Yesterday on the opening day of this inner-city Montreal beach, there were no fish when I got to my special spot. I got down on my perch, which is a big boulder on the edge of the canal, and banged the signal for about one minute. Nothing happened and I left soon after. Today I returned to the spot, excited to see if my summoning would have a pay-off. 

So I arrived and saw some smaller fish around. I thought "a good sign", but hey, wait a minute: there it was! My foot long Fish friend, from last year. I couldn't believe it at first but the bass made eye contact with me. We held eyes for a minute, it no more than 25 inches away. I talked to it with surprise and joy as I have been doing all these years, and I put my hand in the water to watch it sidle over. I am so very pleased to be reunited, but I am also sad to notice that Fish has a bruise on its right cheek and a tear in its mouth. It has obviously been fished (illegally) and mercifully released to return here yet again to me. I feel so sorry for the fish and wonder if it is permanently scared by what happened to him. I then hear the beach control-person calling out to me and to come away from the canal, which is a restricted area (to avoid children from wandering there and falling in). I explain that the large bass is my friend and how he got that big because of the sausage I've ben feeding him over the last several summers. The control-person appreciates my story and she allows me to stay a few seconds longer, as I promise my friend sausage for tomorrow and try to feed him before the control-person has to stop me.

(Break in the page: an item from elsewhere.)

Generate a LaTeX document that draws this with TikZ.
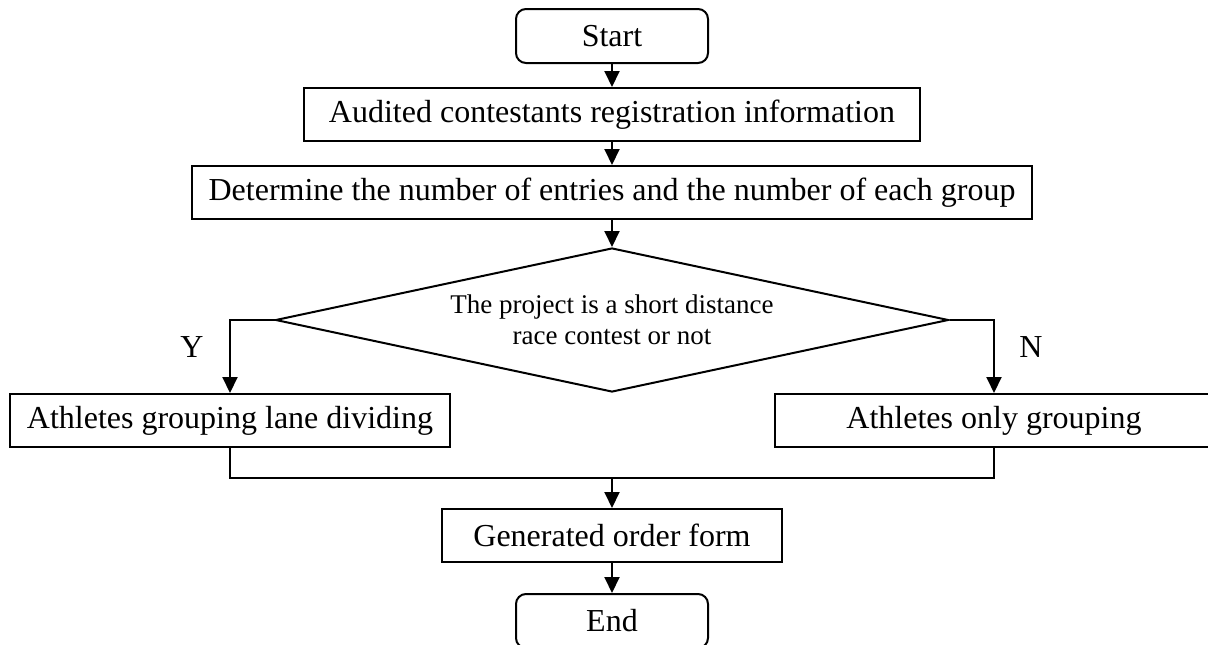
\documentclass[tikz,border=0pt]{standalone}
\usepackage{fontspec}
\setmainfont{Liberation Serif}
\usetikzlibrary{arrows.meta,shapes.geometric}
\begin{document}
\begin{tikzpicture}[x=1pt,y=-1pt,
  every node/.style={font=\fontsize{32}{36}\selectfont, inner sep=0pt},
  box/.style={draw, line width=2pt, rectangle, minimum height=53pt},
  term/.style={box, rounded corners=10pt, minimum width=192pt, minimum height=54pt},
  dec/.style={draw, line width=2pt, diamond, aspect=4.67, minimum width=673pt, minimum height=144pt,
    align=center, font=\fontsize{27}{31}\selectfont},
  lbl/.style={font=\fontsize{32}{36}\selectfont},
  conn/.style={line width=2pt},
  arr/.style={conn, -{Triangle[length=16pt,width=15pt]}}]
\useasboundingbox (0,0) rectangle (1208,645);
\clip (0,0) rectangle (1208,645);
\node[term] (start) at (612,36) {Start};
\node[box, minimum width=616pt] (b2) at (612,114.5) {Audited contestants registration information};
\node[box, minimum width=840pt] (b3) at (612,192.5) {Determine the number of entries and the number of each group};
\node[dec] (dia) at (612,320) {The project is a short distance\\race contest or not};
\node[box, minimum width=440pt] (left) at (230,420.5) {Athletes grouping lane dividing};
\node[box, minimum width=438pt] (right) at (994,420.5) {Athletes only grouping};
\node[box, minimum width=340pt] (gen) at (612,535.5) {Generated order form};
\node[term] (end) at (612,621) {End};
\node[lbl] (y) at (192,347) {Y};
\node[lbl] (n) at (1031,347) {N};
\coordinate (j) at (612,478);
\draw[arr] (start) -- (b2);
\draw[arr] (b2) -- (b3);
\draw[arr] (b3) -- (dia);
\draw[arr] (dia.west) -| (left.north);
\draw[arr] (dia.east) -| (right.north);
\draw[conn] (left.south) -- (left.south |- j) -- (right.south |- j) -- (right.south);
\draw[arr] (j) -- (gen.north);
\draw[arr] (gen) -- (end);
\end{tikzpicture}
\end{document}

The fish comes over and touches my extended finger, as if to say goodbye-see-you-tomorrow.

I also want to mention that after last summer I had about 6 to 8 large fish of a few varieties. Two of the biggest were carp. I wonder if they will return this summer as well. Anyway I wasn't the only person to have seen the fish. Last year, when the Beach closed for the season in the fall, I went back to feed them and instead of fish I found two avid fishermen their hooks and sinkers in the canal. I told them my story and they did not fish while I was there and if they did afterwards I am so glad to see that the fish were put back.

The  video below is one I that I made last summer about the fish.

 

 

 
 
fish
 
I built this sculpture in Essaouira southern Morocco. It is just next to the place where Jimi Hendrix was hanging out back in the seventies.  You can see a giant fish is there in the rock as a shadow.    
 
fishswimm 
  Me and the fish in South western Turkey 
 
fish 
The city of Montreal made a new category  in their garden awards called Gardens of Fantasy .  I was the first one to receive this with my multi media Garden I created a few years ago. it was called My Lost City of Atlantis, Jurassic Park Fish Tank.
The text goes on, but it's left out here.